La lección de estos episodios es que aún con el más dedicado esfuerzo de las autoridades, no es posible llenar de policías todos los estadios o todas las canchas y sus alrededores. Que la solución debe esperarse no de una extendida operación policial, sino del esfuerzo de todos, dirigentes, jugadores, público, medios y Policía para volver a darle a nuestras canchas la seguridad que tuvieron en otros tiempos y al fútbol uruguayo el respaldo público que tanta falta le hace.
En el Reino Unido consiguieron dominar a los famosos “hooligans” con cámaras de televisión y una justicia expeditiva que obligaba a los fanáticos más desbordados a visitar la comisaría durante el horario de los partidos de su equipo, aparte de sancionar severamente cualquier desborde.

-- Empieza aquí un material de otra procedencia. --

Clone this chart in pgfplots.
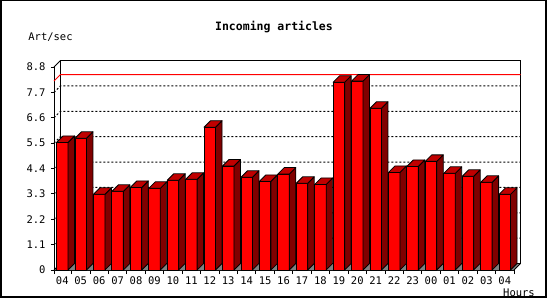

Al fútbol uruguayo, en fin, parece haberle llegado la hora de la “tolerancia cero”. eL SABADO hubo tres heridos, pero muy bien pudieron ser tres muertos, porque las balas sembradas en refriegas de este tipo pueden provocar cualquier desastre. El tema ya no es restarle puntos a un equipo -un castigo que afecta más a miles de pacíficos contempladores que a los criminales-, sino perseguir implacablemente a los violentos. Evitar la droga, el alcohol, las armas. Y castigar los desbordes, para que el fútbol vuelva a ser lo que solía: un deporte hermoso, que se puede disfrutar en familia y al aire libre.